THROUGH THE COVERS: ICC needs to be more pro-active
By Zaheer Abbas
SRI LANKAN off-spinner Muttaih Murlitharan is an individual everyone has an opinion about. Either you are with him or against him, but you cannot ignore his presence on the international stage. His recent decision not to tour Australia with his national team has given a new twist to the controversy that has unfortunately surrounded the illustrious career for long.
As I see it, the controversy should have ended once the ICC had cleared him — and it has done so more than once — but there are people who time and again find it to their liking to have a go against him. As if cricketers, both current and former, were not enough, the Australian prime minister added his weight to the lobby working against him, which, I think, was something not in good taste.
Every time politics and politicians get involved in sporting matters, the result almost always is less than pleasant. See what is happening in Zimbabwe, see what has become of Pakistan cricket, and see how long Pakistan and India could not meet on a field of play even though everyone wanted it to happen so desperately. They are all episodes that went awry because politics was allowed to fiddle with sports. And yet the Australian premier somehow found it proper to go public with his personal assessment of a seriously technical matter.
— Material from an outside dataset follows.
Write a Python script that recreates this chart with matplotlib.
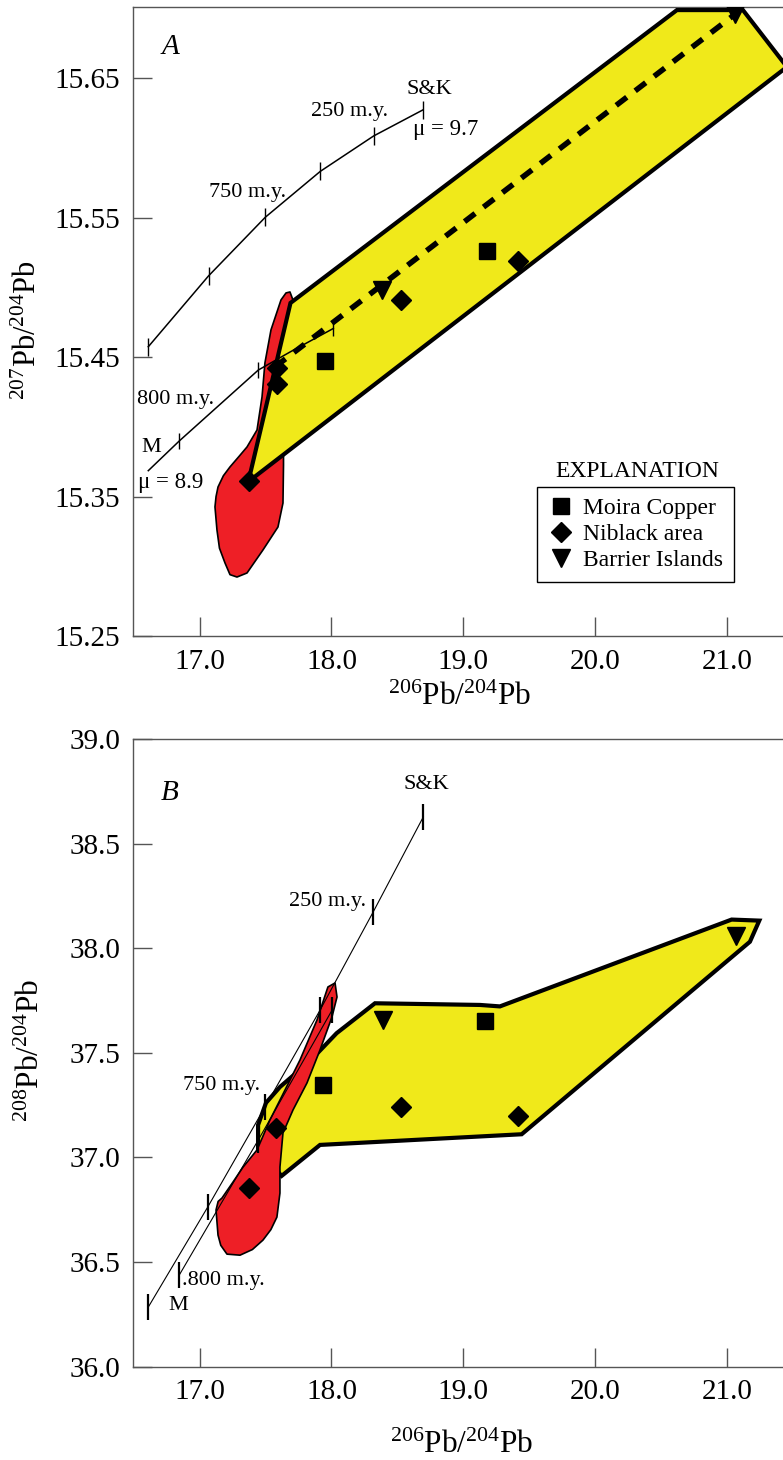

I have played cricket at the highest level for a good decade and a half, but still I have no comments to offer on the issue because I do not have the technical bio-mechanical expertise to make a judgment. I would rather leave it to the judgement of the ICC technical committee and the experts hired by it to tell us what it is, and I am quite willing to take it on face value.
The ICC should have put its feet down on the issue much more strongly than it actually did. I find it an ICC failure more than anything else. Either it is not too sure of the technology it is using, or does not have the moral courage to stand firmly by a player who happens to be the world record holder for most career scalps. It has been unnecessarily on the defensive and has allowed things to drift aimlessly, which, of course, is not the ideal way of conduct for a world body.
What the whole pre-tour episode has unfortunately ensured is that the series Down Under will now be contested at a much less intense level than what would have been the case had the Sri Lankans being playing at full strength. It is indeed unfair on the part of the Australian nation to manoeuvre an under-strength opponent on tour. I say the Australian nation because of the unnecessary involvement of the country’s head of government. Had it remained an issue within the cricketing fraternity — for instance, Bishen Bedi’s comments in the last couple of months — it would not have looked that bad, and would have certainly not had Murlitharan opting out of the tour. As things stand today, the Sri Lankans will be without the man who is one of the major reasons why they are where they are in the international arena.
By the looks of it, Australian leg spinner Shane Warne, the number two man behind Murli in the list of career toppers, may also not be able to take part in the series. Though his reasons are purely cricketing, it will still affect the intensity of the contest in the series which is such a pity.